Let the Focus be $S \left(- 1 , - 4\right)$ and, let the Directrix be $d : y + 7 = 0$.

By the Focus-Directrix Property of Parabola, we know that, for any pt. $P \left(x , y\right)$ on the Parabola,

$S P = \bot$ Distance $D$ from P to line $d$.

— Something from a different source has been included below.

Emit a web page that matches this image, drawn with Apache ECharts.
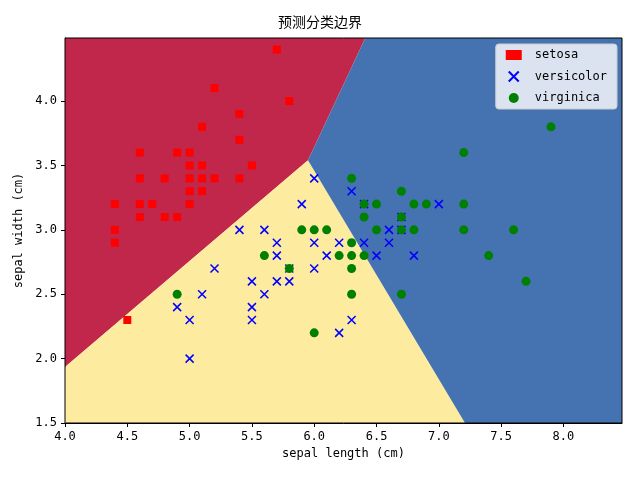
<!DOCTYPE html>
<html><head><meta charset="utf-8">
<script src="https://cdn.jsdelivr.net/npm/echarts@6/dist/echarts.min.js"></script>
<style>html,body{margin:0;padding:0;background:#fff}#c{width:640px;height:480px}</style>
</head><body><div id="c"></div>
<script>
const setosa = [[5.7,4.4],[5.2,4.1],[5.8,4.0],[5.4,3.9],[5.1,3.8],[5.4,3.7],[4.6,3.6],[4.9,3.6],[5.0,3.6],[5.0,3.5],[5.1,3.5],[5.5,3.5],[4.6,3.4],[4.8,3.4],[5.0,3.4],[5.1,3.4],[5.2,3.4],[5.4,3.4],[5.0,3.3],[5.1,3.3],[4.4,3.2],[4.6,3.2],[4.7,3.2],[5.0,3.2],[4.6,3.1],[4.8,3.1],[4.9,3.1],[4.4,3.0],[4.4,2.9],[4.5,2.3]];
const versicolor = [[6.0,3.4],[6.3,3.3],[5.9,3.2],[6.4,3.2],[7.0,3.2],[6.7,3.1],[5.4,3.0],[5.6,3.0],[6.6,3.0],[6.7,3.0],[5.7,2.9],[6.0,2.9],[6.2,2.9],[6.4,2.9],[6.6,2.9],[5.7,2.8],[6.1,2.8],[6.5,2.8],[6.8,2.8],[5.2,2.7],[5.8,2.7],[6.0,2.7],[5.5,2.6],[5.7,2.6],[5.8,2.6],[5.1,2.5],[5.6,2.5],[4.9,2.4],[5.5,2.4],[5.0,2.3],[5.5,2.3],[6.3,2.3],[6.2,2.2],[5.0,2.0]];
const virginica = [[7.9,3.8],[7.2,3.6],[6.3,3.4],[6.7,3.3],[6.4,3.2],[6.5,3.2],[6.8,3.2],[6.9,3.2],[7.2,3.2],[6.4,3.1],[6.7,3.1],[5.9,3.0],[6.0,3.0],[6.1,3.0],[6.5,3.0],[6.7,3.0],[6.8,3.0],[7.2,3.0],[7.6,3.0],[6.3,2.9],[5.6,2.8],[6.2,2.8],[6.3,2.8],[6.4,2.8],[7.4,2.8],[5.8,2.7],[6.3,2.7],[7.7,2.6],[4.9,2.5],[6.3,2.5],[6.7,2.5],[6.0,2.2]];
const regionSetosa = [[4.0,1.935],[5.95,3.54],[6.41,4.49],[4.0,4.49]];
const regionVersicolor = [[4.0,1.5],[4.0,1.935],[5.95,3.54],[7.21,1.5]];
const regionVirginica = [[5.95,3.54],[6.41,4.49],[8.47,4.49],[8.47,1.5],[7.21,1.5]];

function region(poly, color){
  return {type:'custom', silent:true, z:1, data:[0],
    renderItem:(p,api)=>({type:'polygon', shape:{points:poly.map(pt=>api.coord(pt))}, style:{fill:color}})};
}
const font = 'DejaVu Sans Mono';
const chart = echarts.init(document.getElementById('c'));
chart.setOption({
  animation:false,
  title:{text:'预测分类边界', left:'center', top:10, textStyle:{fontFamily:'Noto Sans CJK SC', fontSize:14, fontWeight:'normal', color:'#000'}},
  grid:{left:65, right:18, top:38, bottom:57, show:true, borderColor:'#000', borderWidth:1, z:10},
  xAxis:{type:'value', min:4.0, max:8.47, interval:0.5, name:'sepal length (cm)', nameLocation:'middle', nameGap:24,
    nameTextStyle:{fontFamily:font, fontSize:12, color:'#000'},
    axisLine:{lineStyle:{color:'#000'}}, axisTick:{lineStyle:{color:'#000'}, length:4},
    axisLabel:{color:'#000', fontFamily:font, fontSize:12, showMaxLabel:false, formatter:v=>v.toFixed(1)}, splitLine:{show:false}},
  yAxis:{type:'value', min:1.5, max:4.49, interval:0.5, name:'sepal width (cm)', nameLocation:'middle', nameGap:38,
    nameTextStyle:{fontFamily:font, fontSize:12, color:'#000'},
    axisLine:{show:true, lineStyle:{color:'#000'}}, axisTick:{show:true, lineStyle:{color:'#000'}, length:4},
    axisLabel:{color:'#000', fontFamily:font, fontSize:12, showMaxLabel:false, formatter:v=>v.toFixed(1)}, splitLine:{show:false}},
  legend:{right:23, top:44, orient:'vertical', itemGap:8, itemWidth:16, itemHeight:10,
    backgroundColor:'rgba(255,255,255,0.8)', borderColor:'#ccc', borderWidth:1, borderRadius:3, padding:[5,10],
    textStyle:{fontFamily:font, fontSize:12, color:'#000', padding:[0,0,0,8]},
    data:['setosa','versicolor','virginica']},
  series:[
    region(regionSetosa,'#C0274A'),
    region(regionVersicolor,'#FDEBA0'),
    region(regionVirginica,'#4572B0'),
    {name:'setosa', type:'scatter', z:5, data:setosa, symbol:'rect', symbolSize:8, itemStyle:{color:'#FF0000', opacity:1}},
    {name:'versicolor', type:'scatter', z:5, data:versicolor, symbol:'path://M0,0L10,10M10,0L0,10', symbolSize:8,
      itemStyle:{color:'none', borderColor:'#0000FF', borderWidth:1.5, opacity:1}},
    {name:'virginica', type:'scatter', z:5, data:virginica, symbol:'circle', symbolSize:9, itemStyle:{color:'#008000', opacity:1}}
  ]
});
</script></body></html>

$\therefore S {P}^{2} = {D}^{2}$.

$\therefore {\left(x + 1\right)}^{2} + {\left(y + 4\right)}^{2} = | y + 7 {|}^{2}$

$\therefore {x}^{2} + 2 x + 1 = {\left(y + 7\right)}^{2} - {\left(y + 4\right)}^{2}$

$= \left(y + 7 + y + 4\right) \left(y + 7 - y - 4\right) = \left(2 y + 11\right) \left(3\right) = 6 y + 33$

Hence, the Eqn. of the Parabola is given by,

$6 y = {x}^{2} + 2 x - 32$.

Recall that the formula to find the $\bot$ distance from a pt.$\left(h , k\right)$ to a line $a x + b y + c = 0$ is given by $| a h + b k + c \frac{|}{\sqrt{{a}^{2} + {b}^{2}}}$.